= Daffodil Records (Canadian label) =

Canadian record label

Daffodil Records was a Canadian record label that existed from 1971 to 1978.

==History==

Daffodil Records was co-founded in Canada, in 1971, by Frank Davies, who had previously been associated in the United Kingdom with Liberty Records and EMI Records. Davies assumed the position of vice-president of the new label.
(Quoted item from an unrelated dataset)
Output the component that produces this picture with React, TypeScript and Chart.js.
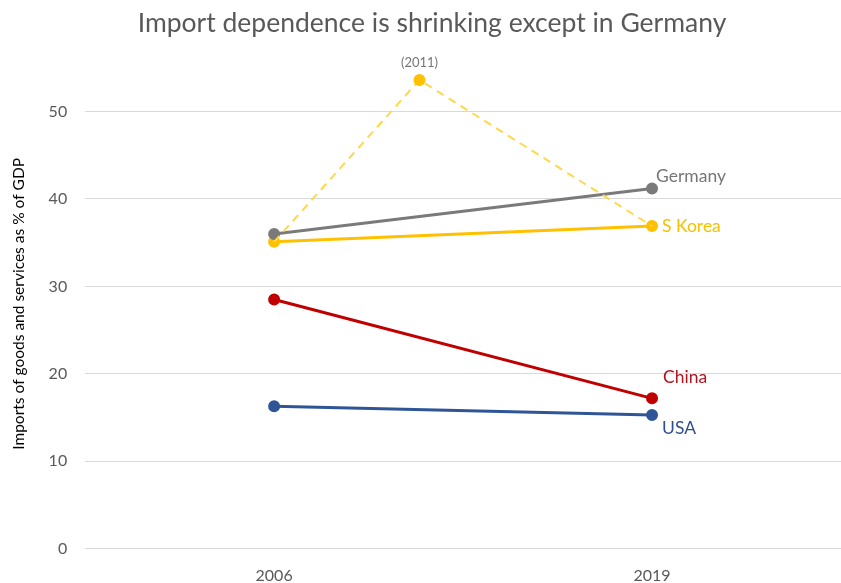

The label was owned by Love Productions Ltd., the first release of which was a single, "Uncle Pen", by Blake Fordham, later known as Kelly Jay, of Crowbar. The single was released on London Records. The first album released by Daffodil Records was Official Music, by King Biscuit Boy with Crowbar. At the time, the label announced a distribution agreement with Capitol Records, though the label appears to have been initially distributed by GRT Records and, as of 1978, Capitol Records. Canadian artists releasing recordings through the label included King Biscuit Boy, Crowbar, A Foot in Coldwater, Klaatu and Fludd.

The label is notable as having released the first live-in-concert album by a Canadian band: Crowbar's Larger Than Life: And Live'r Than You'll Ever Be, a recording of the band's concert at Toronto's Massey Hall, released in 1971. In addition, Daffodil Records was the first independent Canadian label to be distributed under its own name in international markets. Through a 1971 agreement with Festival Records, Daffodil was distributed under its own name in Australia and New Zealand.

Shortly after concluding its 1978 distribution agreement with Capitol/EMI Records, the company ceased operations as an independent entity.